Функции морали в «большой» и «малой политике»
Если мы хотим понять связь морали и политики как их практическое отношение, не сводимое к моральному оцениванию политики, то перед нами встает вопрос о функциях морали в политике. Чтобы подойти к пониманию этого вопроса, нам нужно ясно различить то, что мы решили именовать «большой» и «малой» политикой. Такое различение необходимо иметь в виду именно потому, что функции морали в политике в первом и во втором случаях оказываются далеко не тождественными. Определяющую черту «малой политики» можно передать известной формулировкой Никласа Лумана. В рамках этой политики даже «из крупных тем… невозможно сформировать альтернативы для политического решения». Соответственно, это политика, воспроизводящая (с теми или иными корректировками, вокруг которых и идет полемика) существующее общественное устройство. «Большая политика», напротив, формирует и реализует альтернативы и в этом смысле является производящей.
В «малой политике» роль морали, действительно, невелика. Обычно ей приписывают значение в плане легитимации существующей власти, в самой же легитимации видят важное условие сохранения и воспроизводства власти. Однако думается, Бэррингтон Мур прав в обобщении своего грандиозного компаративного исследования причин и условий социального протеста. Статус-кво обычно поддерживают не моральные обязательства и оценки, а то, что он назвал «рутиной повседневности» и «императивами обычной жизни». Они не легитимируют власть, но позволяют понять то, почему и как даже устойчивые и распространенные негативные моральные оценки существующих порядков столь редко — в масштабах всемирной истории — прорываются открытой борьбой низов.

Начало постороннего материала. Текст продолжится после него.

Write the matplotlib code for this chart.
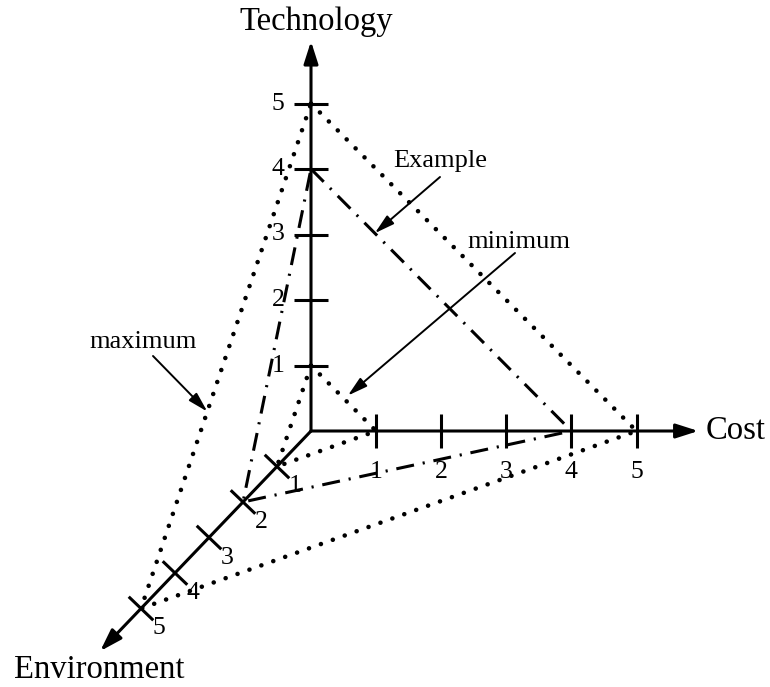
import matplotlib
matplotlib.use("Agg")
import matplotlib.pyplot as plt
import numpy as np

# ---- data ----
tick_values = [1, 2, 3, 4, 5]
axis_names = ["Technology", "Cost", "Environment"]
# triangles given as (technology, cost, environment)
maximum = [5, 5, 5]
example = [4, 4, 2]
minimum = [1, 1, 1]

plt.rcParams['font.family'] = ['Liberation Serif', 'DejaVu Serif']

fig = plt.figure(figsize=(7.7, 6.87), dpi=100)
ax = fig.add_axes([0, 0, 1, 1])
ax.set_xlim(0, 770)
ax.set_ylim(687, 0)
ax.axis('off')

# projection of the three axes onto the page
O = np.array([311.0, 431.0])
TU = np.array([0.0, -65.5])     # technology unit
CU = np.array([65.1, 0.0])      # cost unit
EU = np.array([-34.0, 35.5])    # environment unit


def proj(t, c, e):
    return O + t * TU + c * CU + e * EU


axis_units = [TU, CU, EU]
tips = [O + 5.95 * TU, O + 5.95 * CU, O + 6.2 * EU]

lw_axis = 2.2
for tip in tips:
    ax.annotate('', xy=tip, xytext=O,
                arrowprops=dict(arrowstyle='-|>,head_length=0.75,head_width=0.24',
                                mutation_scale=18, lw=lw_axis, color='black',
                                shrinkA=0, shrinkB=0))

# ticks
half = 17.0
for k, U in enumerate(axis_units):
    d = U / np.linalg.norm(U)
    perp = np.array([-d[1], d[0]])
    for v in tick_values:
        p = O + v * U
        a = p - half * perp
        b = p + half * perp
        ax.plot([a[0], b[0]], [a[1], b[1]], color='black', lw=lw_axis,
                solid_capstyle='butt')

# tick labels
fs_tick = 18.5
for v in tick_values:
    p = proj(v, 0, 0)
    ax.text(p[0] - 33, p[1], str(v), fontsize=fs_tick, ha='center', va='center')
    p = proj(0, v, 0)
    ax.text(p[0], p[1] + 41, str(v), fontsize=fs_tick, ha='center', va='center')
    p = proj(0, 0, v)
    ax.text(p[0] + 18, p[1] + 20, str(v), fontsize=fs_tick, ha='center', va='center')

# axis titles
fs_title = 23.5
ax.text(316, 22, axis_names[0], fontsize=fs_title, ha='center', va='center')
ax.text(736, 431, axis_names[1], fontsize=fs_title, ha='center', va='center')
ax.text(99, 670, axis_names[2], fontsize=fs_title, ha='center', va='center')


def triangle(vals):
    t, c, e = vals
    pts = [proj(t, 0, 0), proj(0, c, 0), proj(0, 0, e), proj(t, 0, 0)]
    pts = np.array(pts)
    return pts[:, 0], pts[:, 1]


dot_style = dict(color='black', lw=3.3, linestyle=(0, (0.01, 2.75)),
                 dash_capstyle='round')
x, y = triangle(maximum)
ax.plot(x, y, **dot_style)
x, y = triangle(minimum)
ax.plot(x, y, **dot_style)
x, y = triangle(example)
ax.plot(x, y, color='black', lw=2.2, linestyle=(0, (5.9, 2.9, 0.7, 2.9)))

# annotations
ann_arrow = dict(arrowstyle='-|>,head_length=0.8,head_width=0.22',
                 mutation_scale=15, lw=1.4, color='black',
                 shrinkA=0, shrinkB=0)
fs_ann = 19


def along(a, b, f):
    return a + f * (b - a)


ex_tip = along(proj(example[0], 0, 0), proj(0, example[1], 0), 0.245)
ax.annotate('', xy=ex_tip, xytext=(440, 177), arrowprops=ann_arrow)
ax.text(440, 161, 'Example', fontsize=fs_ann, ha='center', va='center')

mn_tip = along(proj(minimum[0], 0, 0), proj(0, minimum[1], 0), 0.52) + np.array([3, -4])
ax.annotate('', xy=mn_tip, xytext=(515, 253), arrowprops=ann_arrow)
ax.text(519, 242, 'minimum', fontsize=fs_ann, ha='center', va='center')

mx_tip = along(proj(0, 0, maximum[2]), proj(maximum[0], 0, 0), 0.39)
ax.annotate('', xy=mx_tip, xytext=(153, 356), arrowprops=ann_arrow)
ax.text(143, 342, 'maximum', fontsize=fs_ann, ha='center', va='center')

fig.savefig('out.png', dpi=100)
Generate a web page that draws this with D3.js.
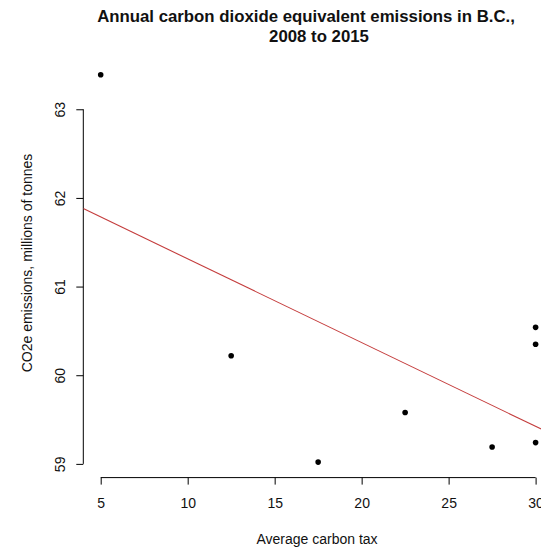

Что остается? То, что Луман обозначает понятием «внешней страховки» моралью функциональных систем общества, в том числе — политики, чьи «коды» как таковые никоим образом не сводятся к «моральному коду». Речь идет о том, что «моральная цензура» со стороны публики и политических конкурентов заставляет «игроков» в целом придерживаться правил «честной игры». Луман проводит аналогию со спортом. Спортивный результат тоже нельзя оценить в категориях добра и зла, но можно благодаря моральной цензуре отличить «честную победу» от той, которая обеспечена применением допинга. Сходным образом успех в политике (партии на выборах, проталкивания законопроекта в парламенте и т. д.), не поддаваясь нравственным квалификациям, должен достигаться без применения тех средств, которые могут разрушить саму принятую политическую игру.
Эту функцию морали в политике можно истолковать более широко и «оптимистично», как делает Пьер Бурдье. Сама (корыстная) утилизация морали политиками или, по Бурдье, «узурпация универсальности» открывает возможности для демистификации власти — «официальных лиц» ловят в их собственной игре, им расставляют ловушки с помощью их собственных нравственных определений своих функций (вроде «служения народу», «заботы об общем благе» и т. д.). Но важнее то, что «интерес к универсальному и выгода от универсального» оказываются даже «двигателем прогресса по направлению к универсальному». «Тест на универсализируемость» политических идей, подходов, решений (вспомним кантовское понимание «законосообразности») становится своего рода нормой политической жизни, действенность которой, естественно, задается ее нарушениями. Сколь бы велика ни была в таком «тестировании» роль лицемерия и интриганства с обеих сторон (властных мистификаторов и их разоблачителей), это «тестирование» имеет эффект, обратный «разрушению иллюзий». Ведь оно само может проводиться лишь «от имени» и «во имя» моральных ценностей. Чем большая важность за ними признается, тем выше значимость «тестирования», в том числе — как орудия борьбы.